▸ **EXERCISE DESCRIPTION**
Beginning with the line that contains "Reproduce this chart with D3.js.", retype the entries below exactly, ending with the line that contains "border / padR);". Leave out any pictures.

▸ **DATA SECTION**
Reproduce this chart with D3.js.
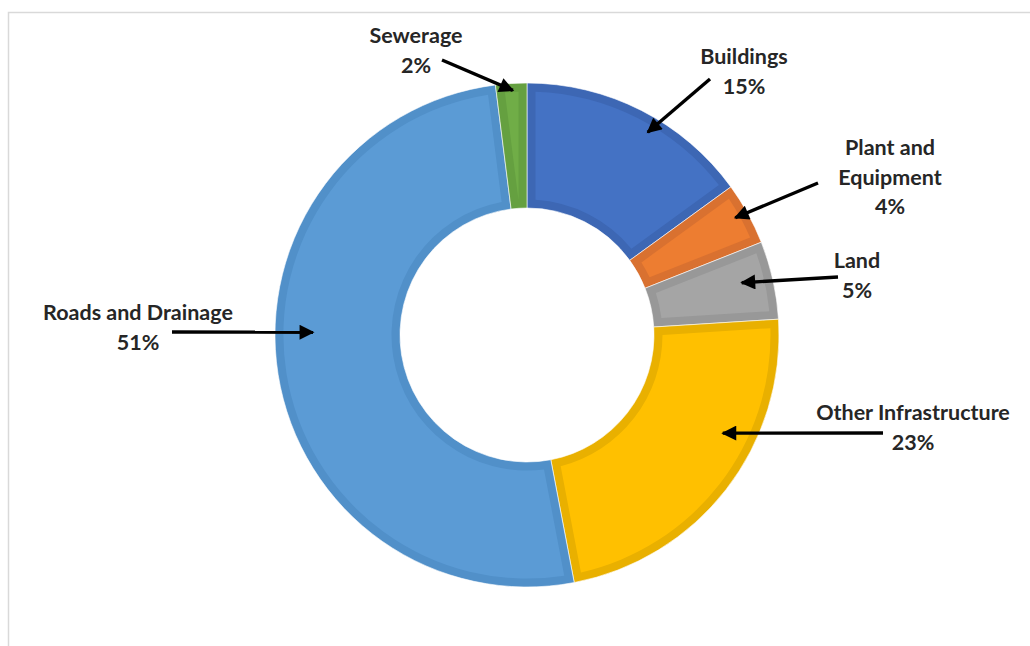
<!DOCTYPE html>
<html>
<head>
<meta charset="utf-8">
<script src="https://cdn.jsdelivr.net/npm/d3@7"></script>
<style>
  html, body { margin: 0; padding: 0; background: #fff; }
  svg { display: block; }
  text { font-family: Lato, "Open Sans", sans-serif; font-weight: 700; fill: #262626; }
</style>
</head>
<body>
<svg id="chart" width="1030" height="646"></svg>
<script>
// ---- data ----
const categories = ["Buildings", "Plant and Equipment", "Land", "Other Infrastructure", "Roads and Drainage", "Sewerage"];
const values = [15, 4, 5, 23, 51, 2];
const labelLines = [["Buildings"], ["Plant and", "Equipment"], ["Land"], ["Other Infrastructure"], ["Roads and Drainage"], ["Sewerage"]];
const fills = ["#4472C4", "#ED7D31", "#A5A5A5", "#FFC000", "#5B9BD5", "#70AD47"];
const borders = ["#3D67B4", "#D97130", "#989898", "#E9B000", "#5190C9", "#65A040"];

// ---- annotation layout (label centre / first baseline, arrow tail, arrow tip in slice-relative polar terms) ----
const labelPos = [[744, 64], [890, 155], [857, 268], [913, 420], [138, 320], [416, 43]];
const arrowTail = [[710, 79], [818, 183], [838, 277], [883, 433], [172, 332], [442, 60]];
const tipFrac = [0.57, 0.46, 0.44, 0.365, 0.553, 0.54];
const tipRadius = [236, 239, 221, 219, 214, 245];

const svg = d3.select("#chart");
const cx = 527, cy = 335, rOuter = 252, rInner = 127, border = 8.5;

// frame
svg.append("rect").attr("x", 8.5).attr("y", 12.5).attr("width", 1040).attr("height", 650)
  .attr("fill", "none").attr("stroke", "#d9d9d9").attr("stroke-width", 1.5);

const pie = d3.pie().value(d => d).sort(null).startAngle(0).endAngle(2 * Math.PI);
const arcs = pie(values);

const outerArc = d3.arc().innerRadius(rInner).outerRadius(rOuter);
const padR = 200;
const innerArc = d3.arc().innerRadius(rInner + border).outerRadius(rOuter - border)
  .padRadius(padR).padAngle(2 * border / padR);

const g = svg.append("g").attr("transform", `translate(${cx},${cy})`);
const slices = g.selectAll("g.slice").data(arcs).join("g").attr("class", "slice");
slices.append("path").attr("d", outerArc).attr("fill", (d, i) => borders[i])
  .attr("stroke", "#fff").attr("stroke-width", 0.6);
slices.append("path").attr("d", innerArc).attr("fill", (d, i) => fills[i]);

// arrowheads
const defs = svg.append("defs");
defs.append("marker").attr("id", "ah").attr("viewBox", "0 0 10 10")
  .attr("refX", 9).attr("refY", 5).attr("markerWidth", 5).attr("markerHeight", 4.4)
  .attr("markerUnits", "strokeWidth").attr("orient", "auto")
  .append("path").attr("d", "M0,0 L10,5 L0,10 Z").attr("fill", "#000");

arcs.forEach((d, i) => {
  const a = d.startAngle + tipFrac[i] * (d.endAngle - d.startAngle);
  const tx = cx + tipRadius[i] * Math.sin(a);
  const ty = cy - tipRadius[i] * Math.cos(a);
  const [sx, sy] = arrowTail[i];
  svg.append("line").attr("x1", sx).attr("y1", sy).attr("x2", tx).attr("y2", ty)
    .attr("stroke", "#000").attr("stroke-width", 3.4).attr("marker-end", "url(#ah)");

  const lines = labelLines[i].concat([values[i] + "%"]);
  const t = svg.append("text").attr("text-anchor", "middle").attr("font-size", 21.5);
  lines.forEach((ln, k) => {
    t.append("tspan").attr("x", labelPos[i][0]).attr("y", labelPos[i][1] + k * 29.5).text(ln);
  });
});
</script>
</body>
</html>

---

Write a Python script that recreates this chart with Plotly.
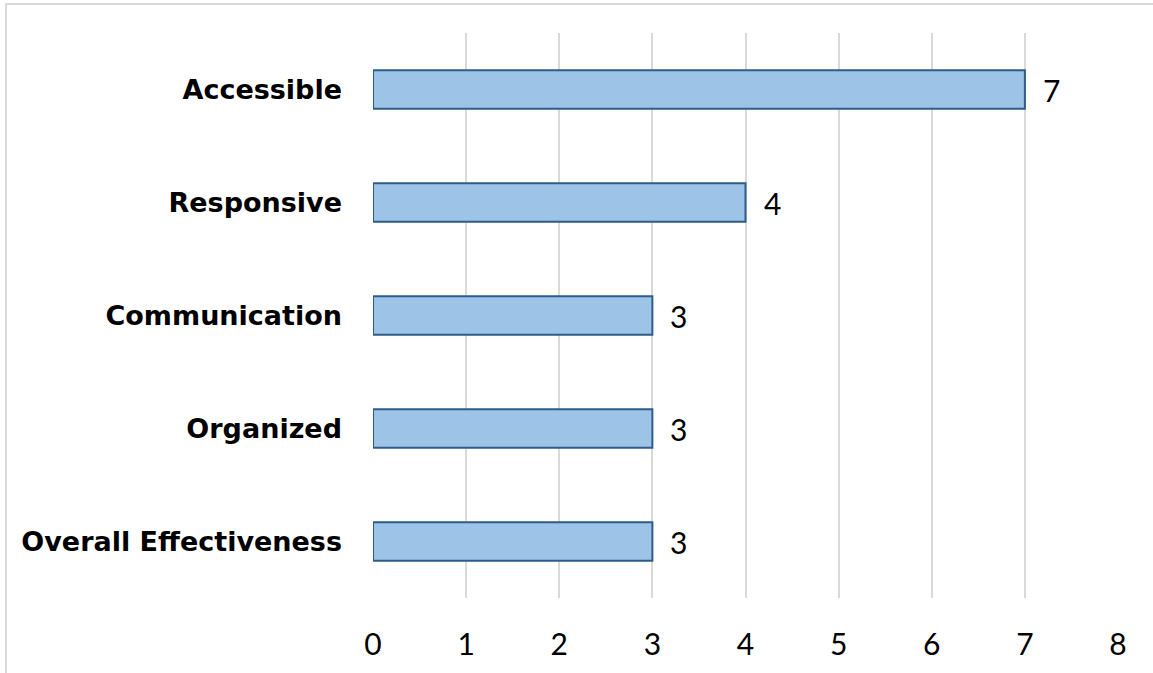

▸ **TASK SOLUTION**
Reproduce this chart with D3.js.
<!DOCTYPE html>
<html>
<head>
<meta charset="utf-8">
<script src="https://cdn.jsdelivr.net/npm/d3@7"></script>
<style>
  html, body { margin: 0; padding: 0; background: #fff; }
  svg { display: block; }
  text { font-family: Lato, "Open Sans", sans-serif; font-weight: 700; fill: #262626; }
</style>
</head>
<body>
<svg id="chart" width="1030" height="646"></svg>
<script>
// ---- data ----
const categories = ["Buildings", "Plant and Equipment", "Land", "Other Infrastructure", "Roads and Drainage", "Sewerage"];
const values = [15, 4, 5, 23, 51, 2];
const labelLines = [["Buildings"], ["Plant and", "Equipment"], ["Land"], ["Other Infrastructure"], ["Roads and Drainage"], ["Sewerage"]];
const fills = ["#4472C4", "#ED7D31", "#A5A5A5", "#FFC000", "#5B9BD5", "#70AD47"];
const borders = ["#3D67B4", "#D97130", "#989898", "#E9B000", "#5190C9", "#65A040"];

// ---- annotation layout (label centre / first baseline, arrow tail, arrow tip in slice-relative polar terms) ----
const labelPos = [[744, 64], [890, 155], [857, 268], [913, 420], [138, 320], [416, 43]];
const arrowTail = [[710, 79], [818, 183], [838, 277], [883, 433], [172, 332], [442, 60]];
const tipFrac = [0.57, 0.46, 0.44, 0.365, 0.553, 0.54];
const tipRadius = [236, 239, 221, 219, 214, 245];

const svg = d3.select("#chart");
const cx = 527, cy = 335, rOuter = 252, rInner = 127, border = 8.5;

// frame
svg.append("rect").attr("x", 8.5).attr("y", 12.5).attr("width", 1040).attr("height", 650)
  .attr("fill", "none").attr("stroke", "#d9d9d9").attr("stroke-width", 1.5);

const pie = d3.pie().value(d => d).sort(null).startAngle(0).endAngle(2 * Math.PI);
const arcs = pie(values);

const outerArc = d3.arc().innerRadius(rInner).outerRadius(rOuter);
const padR = 200;
const innerArc = d3.arc().innerRadius(rInner + border).outerRadius(rOuter - border)
  .padRadius(padR).padAngle(2 * border / padR);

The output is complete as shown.